8 out of 10
Amy Poehler as Joy
Directed by Pete Docter, Co-Directed by Ronnie del Carmen
After two years without a movie, Pixar Animation Studios is back trying to reestablish themselves as the masters of animated storytelling with the simple premise of going inside the mind of an 11-year-old girl named Riley, who is forced to move from her Midwestern home to San Francisco, a situation she has trouble dealing with. The idea is that we’re all controlled by a series of five emotions: Joy, Sadness, Disgust, Fear and Anger, all of them driven by their own personalities. In the case of Riley, they’re portrayed by Amy Poehler, Phyllis Smith, Mindy Kaling, Bill Hader and Lewis Black, which makes it evident this concept will be used for optimal humor, although Inside Out is much more than a stream of jokes.
The story begins with Riley’s birth, which is also the awakening of Joy, who over the next few years is joined in “Headquarters” by others, including Sadness, Disgust, Fear and Anger, who each have their roles in creating Riley’s mood and personality. As one might expect, Joy is exactly as she’s named, an energetic ball of enthusiasm who tries to motivate the others to be just as happy as she is. As Riley gets older, others become more dominant, particularly the sad sack that is Sadness, who always finds a way of bringing things down. Relocating to San Francisco with her parents sends Riley on an emotional roller coaster that keeps them quite busy. Another major part of their job is to create and store Riley’s most important, core memories, kept in a special location where they branch out to create islands that make up Riley’s personality: family, friendship and hockey are three of the things that drive the girl.
This essential premise gives director Pete Docter (Up, Monster’s, Inc.) the opportunity to create an incredibly complex and layered film that has lots of funny moments and puns like showing how the residents of Headquarters are affected by “brain freeze” and how everything they do affects Riley’s behavior, which her parents start to notice as well.
The characters are fun once they start growing on you, although it takes some time before you can adjust to having such differing personalities. Sadness, Fear and Disgust are basically one joke and it’s not a particularly funny one, and Anger isn’t much of a stretch for Lewis Black, who offers some of the movie’s funniest moments. One of the best scenes is when we’re at the dinner table and we realize that Riley’s parents have their own Headquarters, something that could have been re-explored to get even bigger laughs.
The drama comes in the form of Joy trying to keep Sadness’ constant interference from affecting Riley to the point where the two of them end up stranded outside Headquarters leaving the other three in control.

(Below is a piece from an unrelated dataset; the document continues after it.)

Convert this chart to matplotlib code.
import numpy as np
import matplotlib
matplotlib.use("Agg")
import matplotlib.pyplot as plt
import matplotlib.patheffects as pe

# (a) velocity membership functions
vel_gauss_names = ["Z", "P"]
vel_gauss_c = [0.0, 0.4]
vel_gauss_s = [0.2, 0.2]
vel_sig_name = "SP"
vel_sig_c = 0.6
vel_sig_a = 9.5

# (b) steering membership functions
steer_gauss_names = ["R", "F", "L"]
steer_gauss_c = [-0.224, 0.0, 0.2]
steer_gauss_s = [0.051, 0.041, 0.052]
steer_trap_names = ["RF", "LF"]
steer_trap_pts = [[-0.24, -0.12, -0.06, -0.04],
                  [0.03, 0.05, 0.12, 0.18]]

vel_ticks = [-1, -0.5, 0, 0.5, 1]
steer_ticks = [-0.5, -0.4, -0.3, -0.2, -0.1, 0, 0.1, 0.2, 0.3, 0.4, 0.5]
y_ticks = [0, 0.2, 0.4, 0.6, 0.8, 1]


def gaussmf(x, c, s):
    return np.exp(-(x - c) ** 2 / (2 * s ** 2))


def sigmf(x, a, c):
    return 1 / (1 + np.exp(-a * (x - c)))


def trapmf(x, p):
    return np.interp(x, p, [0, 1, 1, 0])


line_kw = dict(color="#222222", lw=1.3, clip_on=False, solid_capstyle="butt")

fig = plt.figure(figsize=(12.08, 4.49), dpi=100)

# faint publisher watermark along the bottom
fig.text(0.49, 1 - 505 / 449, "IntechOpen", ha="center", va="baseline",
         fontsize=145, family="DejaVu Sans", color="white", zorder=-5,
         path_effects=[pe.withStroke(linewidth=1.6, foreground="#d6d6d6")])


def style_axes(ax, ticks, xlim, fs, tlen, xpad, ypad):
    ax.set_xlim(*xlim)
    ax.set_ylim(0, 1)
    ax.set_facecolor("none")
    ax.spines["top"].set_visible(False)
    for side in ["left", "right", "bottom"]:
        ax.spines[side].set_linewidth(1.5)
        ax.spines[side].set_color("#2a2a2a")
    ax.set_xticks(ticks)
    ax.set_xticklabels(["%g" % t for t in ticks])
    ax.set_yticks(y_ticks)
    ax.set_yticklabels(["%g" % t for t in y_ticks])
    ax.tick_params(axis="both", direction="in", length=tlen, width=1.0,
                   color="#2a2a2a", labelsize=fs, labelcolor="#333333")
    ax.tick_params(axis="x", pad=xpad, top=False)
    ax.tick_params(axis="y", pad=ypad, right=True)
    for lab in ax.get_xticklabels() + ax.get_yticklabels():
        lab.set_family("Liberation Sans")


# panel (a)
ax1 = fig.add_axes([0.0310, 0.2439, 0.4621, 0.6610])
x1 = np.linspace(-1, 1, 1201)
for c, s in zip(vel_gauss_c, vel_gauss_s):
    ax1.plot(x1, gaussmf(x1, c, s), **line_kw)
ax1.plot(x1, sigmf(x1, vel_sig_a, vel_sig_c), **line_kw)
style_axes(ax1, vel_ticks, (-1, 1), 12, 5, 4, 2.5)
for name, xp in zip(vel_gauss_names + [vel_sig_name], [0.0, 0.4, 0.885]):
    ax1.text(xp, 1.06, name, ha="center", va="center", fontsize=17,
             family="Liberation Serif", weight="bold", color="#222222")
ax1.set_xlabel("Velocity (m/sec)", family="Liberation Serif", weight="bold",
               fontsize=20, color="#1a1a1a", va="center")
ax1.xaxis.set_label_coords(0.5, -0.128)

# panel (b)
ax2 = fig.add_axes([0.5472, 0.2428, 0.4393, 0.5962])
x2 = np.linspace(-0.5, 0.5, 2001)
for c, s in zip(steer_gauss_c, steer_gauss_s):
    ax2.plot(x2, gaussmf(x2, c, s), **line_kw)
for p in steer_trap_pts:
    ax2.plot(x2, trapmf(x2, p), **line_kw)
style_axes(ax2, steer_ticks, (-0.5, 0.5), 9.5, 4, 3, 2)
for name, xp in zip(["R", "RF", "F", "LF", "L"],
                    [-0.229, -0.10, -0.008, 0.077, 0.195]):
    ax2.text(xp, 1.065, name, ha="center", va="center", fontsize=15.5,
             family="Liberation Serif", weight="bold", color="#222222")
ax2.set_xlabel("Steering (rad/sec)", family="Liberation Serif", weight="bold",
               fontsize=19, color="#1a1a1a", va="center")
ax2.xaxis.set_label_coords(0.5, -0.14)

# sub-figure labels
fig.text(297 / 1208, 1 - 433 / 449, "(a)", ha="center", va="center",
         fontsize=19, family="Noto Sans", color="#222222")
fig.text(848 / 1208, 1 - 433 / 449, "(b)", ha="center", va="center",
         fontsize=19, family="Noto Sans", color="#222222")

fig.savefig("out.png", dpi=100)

This is where Inside Out turns into an epic adventure as Joy and Sadness visit different areas of the brain, places like Imagination Land and Riley’s subconscious and they meet characters like the Richard Kind-voiced Bing Bong, Riley’s childhood imaginary friend who she has forgotten.
That’s really where Inside Out excels since it uses this story to show how we grow up and how our innocence gets lost as we start to be affected by the world around us. For parents of young kids, this is a fairly jarring wake-up-call to be reminded that their children won’t be children forever, something that becomes heartbreakingly evident as Joy and Sadness’ absence starts affecting Riley’s memories and personality. (Although if someone’s emotions suddenly started going haywire, wouldn’t they just turn a sociopath or a vegetable? I guess that’s a very different movie.)
Inside Out does have the benefit of being able to jump from the “mind world” to the real world, where we see how the emotions’ actions are affecting Riley’s behavior, although the real world stuff is fairly mundane in comparison, even if the photorealism contrasts well with the fantastical world inside Riley’s mind. This may be partially why Inside Out, like Up, feels a bit uneven at times, since it’s trying so hard to be funny one moment and then things take a dark turn, making it hard to figure out how to feel about things. Even so, it all leads to an incredibly emotional last act as tear-inducing as the famous five-minute silent montage from Up.
It’s hard to consider Inside Out a kid’s movie, since there’s so much kids probably won’t understand or appreciate. Even so, it’s another feather in the cap for Docter, who will probably continue Pixar’s run at dominating the Oscars by once again breaking away from what can/can’t-should/shouldn’t been done with animation.
The Bottom Line:
As we’ve come to expect from Pixar, Inside Out is another gorgeous, colorful film that often makes you forget you’re watching animation. Inside Out is a bittersweet look at childhood’s end that might be Pixar’s most layered and complex film since Ratatouille.